I did get the hang of it eventually and it was worth while, considering that I enjoyed a very scenic ride to Sirniçe through a little valley and then up the crest of a mountain hill, and considering that the alternatives are offered only sporadically. It took a long time for the dolumush to Sirinçe to fill up (which I noticed while having a early afternoon cup of tea). Sirinçe, in any case, was one of those towns that doesn't give you much to do but it's quaint and scenic and a relic of a few hundred years ago in terms of its (low) level of urbanity.
That evening I had a fine chat with Paula out of South Africa. She's travelling about by herself and I mention this chat because as a female traveller her perspective made me aware of certain aspects of this fine nation which I had not noticed. For example, at most establishments (either bar or restaurant), there are only men, that is to say there are no women. Apparently they are not admitted in some places. In fact looking retrospectively, in virtually any town during the daytime one sees relatively few women in business areas, and relatively few men in residental ones. I did notice by chance an occasion of this segregation at the resturant where I was sipping tea in Sirinçe: a group of high schoolers came to eat, and everything they did seemed completely normal (oh: look at my North American ignorance in thinking that everthing done as North Americans or Europeans do is normal!), except that the guys sat at one table and the girls at another.
* * * * *
There is this picture that has made the rounds in travel literature and such over the past few dozen years of blue water in little terraced white ponds. I will try to post a picture of what I mean (I am having trouble getting shots online though) but when you see this picture, even without knowing where or what it is you will probably recognize it from somewhere. The scene comes from an unique place in Turkey called Pamukkale.

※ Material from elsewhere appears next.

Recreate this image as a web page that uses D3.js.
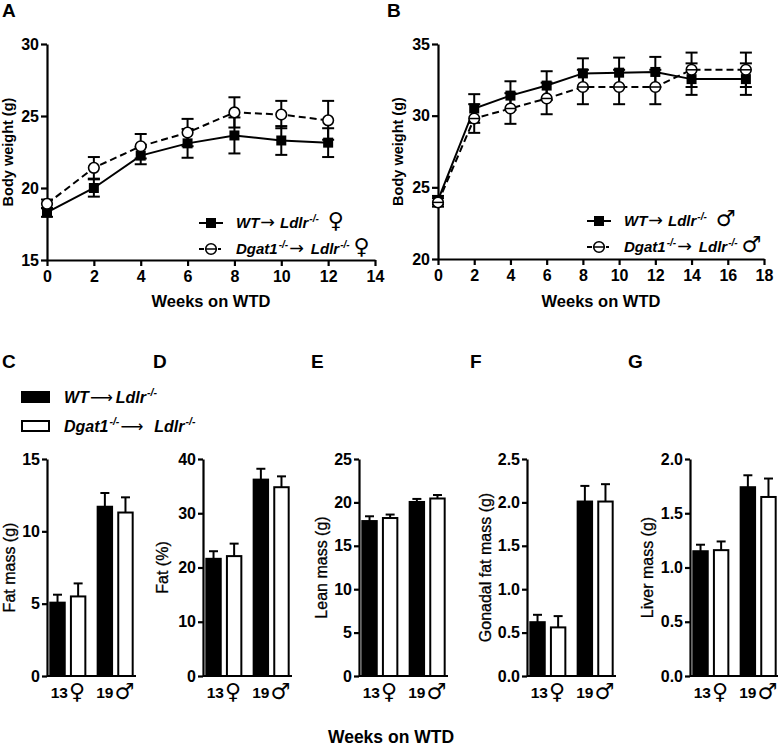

The calcium hardness in the water is naturally an astounding 494 parts per million. Over thousands of years this water, geothermally warmed to about 38ºC, has trickled down the side of a mountain and evaporated drop by drop leaving a mountain-side which appears to be covered in snow (so always keep the calcium hardness in your hot tub under control). In some places I imagine that the deposits are a few meters thick. Some rock formations jutting out strive to remain uncovered, but the formation of stalagtites has nearly covered every spot that rocks overhang. The calcium deposition has formed terraces in places creating these famous blue pools. They're quite fragile and one mustn't walk upon the calcium deposits with shoes. Once again I found out after the fact when quite a number of German tourists frowned at me as I approached. Then I saw the sign they did. The explorer in me seems to intuitively but not deliberately find the only path lacking instructive signage...
Pamukkale also boasts extensive Roman ruins. Unlike some other sites (ie Bergama's Pergamon) which have been pillaged for building supplies, Hierapolis is only few kilometers away from Pamukkale but far enough that it wasn't so completely disassembled to make castles or houses or walls or lime. Its theatre is one of a very few which still has the marble slabs that were the original seats. It also has the lower level of the back wall behind the stage as well. This last part is particularly interesting because they are so often ruined. It was pillared and ornately carved and adorned with statues. Some of this art remains and it helps one picture the distractions available to the Roman spectator. Maybe some of those ancient greek and roman plays by Eurupedies or Theo or Sapphus (I forget their actual names) that have been lost to history really sucked, and that's why the architects made such nice backdrops, because the spectator had to go to support the actor in the family who insisted... Or else the patrons who built this theatre were just gaudy. Either way I can't imagine a director covering this sort of background with a curtain.
The last objects of note at the ruins of Hierapolis are the sarcophogai of the necropolis (in English: the rock coffins of the graveyard). In Roman times all graveyards (necropoli) had to be outside the city walls, and instead of inhumation, sometimes VIDFs (very imporant dead folks) were put in huge stone coffins and left above ground. At Hierapolis this occurred really often and there are hundreds and hundreds of these things. Unfortunately, the forces of Pillage have damaged every single one of these rock coffins because VIDFs were often wearing expensive jewelry when they were boxed up. The Lara Crofts (tomb raiders) of history have taken their share. Many of these sarcophagai are still visually stunning and all were clearly quite expensive to have made. Some have elaborate carvings and essays (long text) chisseled in their sides. They make our own (North American) funerary customs and memorials look decidedly petty. But what's the point of making they any nicer anyway when eventually these monuments end up being eye candy for loutish tourists like myself!
*Let me be a bit more precise when I say "continue the conversation." I was perhaps too narrow in saying "local hawkers" because numerous restauranteurs, shop owners, auto lenderers etc., have spoken to me in German.